Pubblicato 2024-08-29

Parole chiave

  • Populism,
  • Localism,
  • Producerism,
  • Veneto,
  • Losers of Globalization,
  • Subnational Politics,
  • League,
  • Fratelli d’Italia,
  • Left-behind areas
  • ...Più
    Meno

Come citare

Padoan, E., & Zamponi, L. (2024). Losers of globalization? Politics in the Prosecco Hills region in Italy as a case of radical right-wing populism in a (wealthy) rural area. Italian Journal of Electoral Studies. https://doi.org/10.36253/qoe-15734

Abstract

Electoral success of radical right-wing populist parties (RRPPs) is often associated with the ‘losers of globalization’. Such broad and stylized accounts may, at least apparently and/or partially, enter in collision with empirical reality, though.

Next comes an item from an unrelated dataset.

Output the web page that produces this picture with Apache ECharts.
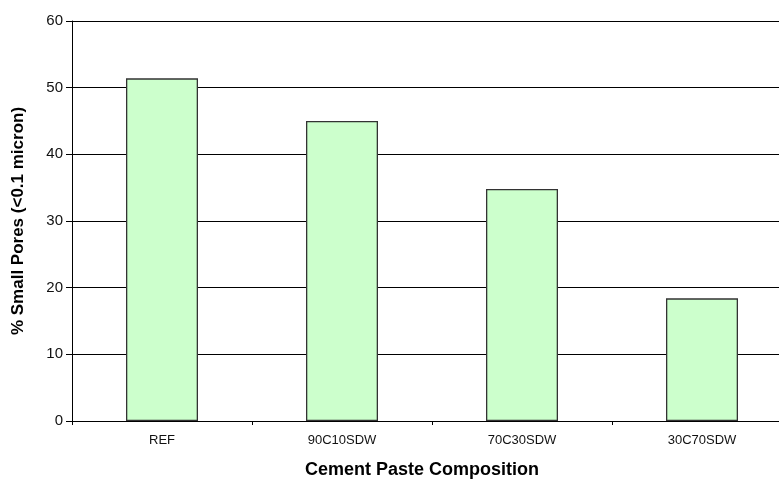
<!DOCTYPE html>
<html>
<head>
<meta charset="utf-8">
<script src="https://cdn.jsdelivr.net/npm/echarts@6/dist/echarts.min.js"></script>
<style>
  html, body { margin: 0; padding: 0; background: #fff; }
  #chart { width: 779px; height: 480px; }
</style>
</head>
<body>
<div id="chart"></div>
<script>
// data
var categories = ['REF', '90C10SDW', '70C30SDW', '30C70SDW'];
var smallPores = [51.4, 45.0, 34.8, 18.4];
var yTicks = { min: 0, max: 60, step: 10 };

var myChart = echarts.init(document.getElementById('chart'));
var font = 'Liberation Sans, Arial, sans-serif';

var option = {
    backgroundColor: '#fff',
    animation: false,
    grid: {
        left: 72,
        top: 21,
        width: 720,   // plot runs past the right edge of the picture
        height: 400,
        containLabel: false,
        outerBoundsMode: 'none'
    },
    xAxis: {
        type: 'category',
        data: categories,
        name: 'Cement Paste Composition',
        nameLocation: 'middle',
        nameGap: 40,
        nameTextStyle: {
            fontFamily: font,
            fontSize: 18,
            fontWeight: 'bold',
            color: '#000',
            padding: [0, 20, 0, 0]
        },
        axisLine: { lineStyle: { color: '#000', width: 1 } },
        axisTick: { show: true, length: 4, lineStyle: { color: '#000' } },
        axisLabel: { fontFamily: font, fontSize: 13, color: '#111', margin: 13 }
    },
    yAxis: {
        type: 'value',
        min: yTicks.min,
        max: yTicks.max,
        interval: yTicks.step,
        name: '% Small Pores (<0.1 micron)',
        nameLocation: 'middle',
        nameGap: 45,
        nameTextStyle: {
            fontFamily: font,
            fontSize: 17,
            fontWeight: 'bold',
            color: '#000'
        },
        axisLine: { show: true, lineStyle: { color: '#000', width: 1 } },
        axisTick: { show: true, length: 6, lineStyle: { color: '#000' } },
        axisLabel: { fontFamily: font, fontSize: 15, color: '#111', margin: 9 },
        splitLine: { show: true, lineStyle: { color: '#000', width: 1 } }
    },
    series: [{
        type: 'bar',
        data: smallPores,
        barWidth: '40%',
        itemStyle: {
            color: '#ccffcc',
            borderColor: '#333',
            borderWidth: 1.3
        }
    }]
};

myChart.setOption(option);
window.addEventListener('resize', function () {
    myChart.resize();
});
</script>
</body>
</html>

This research focuses on the mechanisms of (re)production of the political consensus for RRPPs in an emblematic rural area of North-eastern Italy: the “Prosecco Hills”. It is a wealthy area, where export-oriented intensive agriculture and tourism are both well-established and on the rise, in a province where the unemployment rate is 50% lower than the national average: quite far from the usual depiction of those places left behind by globalization processes. Our research aims at offering some accounts for the long-lasting and even increasing popular support for RRPPs in this area, marked by strongly majoritarian pro-autonomist stances amongst the population. The paper relies on the collection and the analysis of individual-level survey data from an on-line questionnaire submitted through local Facebook groups, as well as on semi-structured interviews with available survey respondents. Our findings point at the centrality of producerism as a cultural-identitarian glue easing the process of political articulation of localist, pro-autonomist positions by RRPPs. We also contend that both the continuity with the Christian Democracy era and the recent electoral rise by Fratelli d’Italia at the expense of the League help also understand that localism and producerism are not inherently radical-right elements, while they are much resistant to party cues. Localism and producerism are logics of understanding politics, rooted in the structure of social relations that characterize a certain territory, that, in certain conditions, provide RRPPs with a substantial electoral advantage. However, our findings also find some evidences of existing frictions between (majoritarian) producerist attitudes and the mounting sensibility for environmental issues, which may suggest some tensions between localist and producerist logics in the near future.